Les ordonnances, les diplômes et les lettres-patentes des rois, les arrêts des parlements, les règlements de police formaient une réunion d’actes publics qui constituaient et consacraient, de la manière la plus authentique, la profession de comédien en France. Cette législation faisait de ceux qui l’exercent de véritables citoyens, supportant les mêmes charges et remplissant les mêmes devoirs que les autres. Bien plus, il avait été fait en leur faveur une exception qui prouvait le degré de considération dont on voulait les honorer : les commerçants perdaient le privilège de noblesse et les comédiens le conservaient. Une ordonnance de Louis XIII, du 16 avril 1641, et un arrêt du parlement rendu en 1668, à la requête de Josias de Soulas, écuyer et comédien à l’hôtel de Bourgogne, en font foi.

Dans on ouvrage consacré à ce sujet, le baron d’Hénin montre que, dans les principes de l’Église gallicane, l’excommunication, fût-elle réelle, n’étant pas consacrée par la loi civile et personnellement dénoncée, un ecclésiastique se rendait coupable d’un véritable délit lorsqu’il refusait les prières publiques à un comédien.
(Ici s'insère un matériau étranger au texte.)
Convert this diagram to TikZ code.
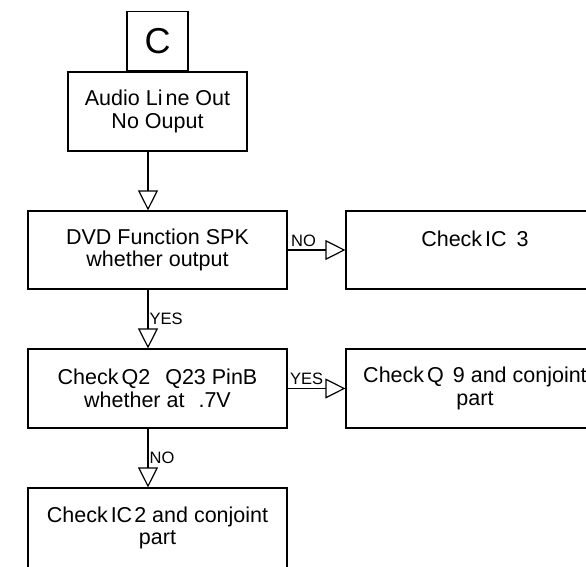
\documentclass[tikz,border=0pt]{standalone}
\usepackage{fontspec}
\setmainfont{Liberation Sans}
\usetikzlibrary{arrows.meta}

\begin{document}
\begin{tikzpicture}[x=1pt,y=1pt,line width=1.2pt,
                    >={Triangle[open,length=20pt,width=20pt]},
                    box/.style={draw,align=center,inner sep=0pt,font=\fontsize{21.5}{22.5}\selectfont},
                    left box/.style={box,minimum width=259pt},
                    right box/.style={box,minimum width=258pt},
                    answer/.style={font=\fontsize{16.5}{18}\selectfont,inner sep=1pt}]

  \useasboundingbox (0,0) rectangle (586,-567);

  \node[box,minimum width=179pt,minimum height=79pt] (audio) at (157.5,-111.5) {Audio Li\hspace{3pt}ne Out\\No Ouput};
  \node[box,minimum width=61pt,minimum height=59pt,anchor=south,
        font=\fontsize{36}{37}\selectfont] (c) at (audio.north) {C};
  \node[left box,minimum height=78pt] (dvd) at (157.5,-250) {DVD Function SPK\\whether output};
  \node[right box,minimum height=78pt] (ic3) at (475,-250) {Check\hspace{3pt}IC\hspace{10pt}3\\\mbox{}};
  \node[left box,minimum height=79pt] (q2) at (157.5,-388.5) {Check\hspace{3pt}Q2\hspace{15pt}Q23 PinB\\whether at\hspace{14pt}.7V};
  \node[right box,minimum height=79pt] (q9) at (475,-388.5) {Check\hspace{3pt}Q\hspace{9pt}9 and conjoint\\part};
  \node[left box,minimum height=80pt] (ic2) at (157.5,-528) {Check\hspace{3pt}IC\hspace{2pt}2 and conjoint\\part};

  \coordinate (spine) at (148,0);

\path[->,every node/.style={answer}]
    (audio.south -| spine) edge (dvd.north -| spine)
    (dvd.south -| spine) edge node[right] {YES} (q2.north -| spine)
    (q2.south -| spine) edge node[right] {NO} (ic2.north -| spine)
    (dvd) edge node[pos=0,anchor=south west,xshift=2pt,yshift=2pt] {NO} (ic3)
    (q2) edge node[pos=0,anchor=south west,xshift=1pt,yshift=2pt] {YES} (q9)
;
\end{tikzpicture}
\end{document}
Tabarin (1584-1626), bateleur et comédien du Théâtre de la foire. Gravure d'Auguste Joliet

Tabarin (1584-1626), bateleur et comédien du Théâtre de la foire. Gravure d’Auguste Joliet

Mais il semble qu’au XVIIe siècle on était loin d’avoir sur cette profession, en général, les idées qui régnèrent plus tard. En effet, on refuse d’admettre le corps de l’illustre auteur du Tartufe ; mais en même temps on inhume , dans nos églises mêmes, Turlupin, Gautier-Gargouille, Gros-Guillaume, et plusieurs autres : en 1689, à l’époque où les comédiens français vinrent s’établir dans la rue des Fossés-Saint-Germain, nous voyons les capucins, cordeliers et Augustins de ce quartier leur adresser d’humbles suppliques pour avoir part au prélèvement qu’ils faisaient sur leur recette en faveur des indigents. Celle des cordeliers se termine ainsi : « L’honneur qu’ils (les bons pères) ont d’être vos voisins, leur fait espérer que vous leur accorderez l’effet de leurs prières, qu’ils redoubleront envers le Seigneur pour la prospérité de votre chère compagnie. »

Enfin, observons qu’en 1669, c’était l’abbé Perrin qui remplissait les fonctions de directeur de l’Opéra : ainsi, un abbé réglait alors les roulades et les pirouettes de ces dames ! La chose dura trois ans ; il céda son privilège à Lully en 1672. On ne voit pas qu’il ait été le moins du monde inquiété par le corps auquel il appartenait.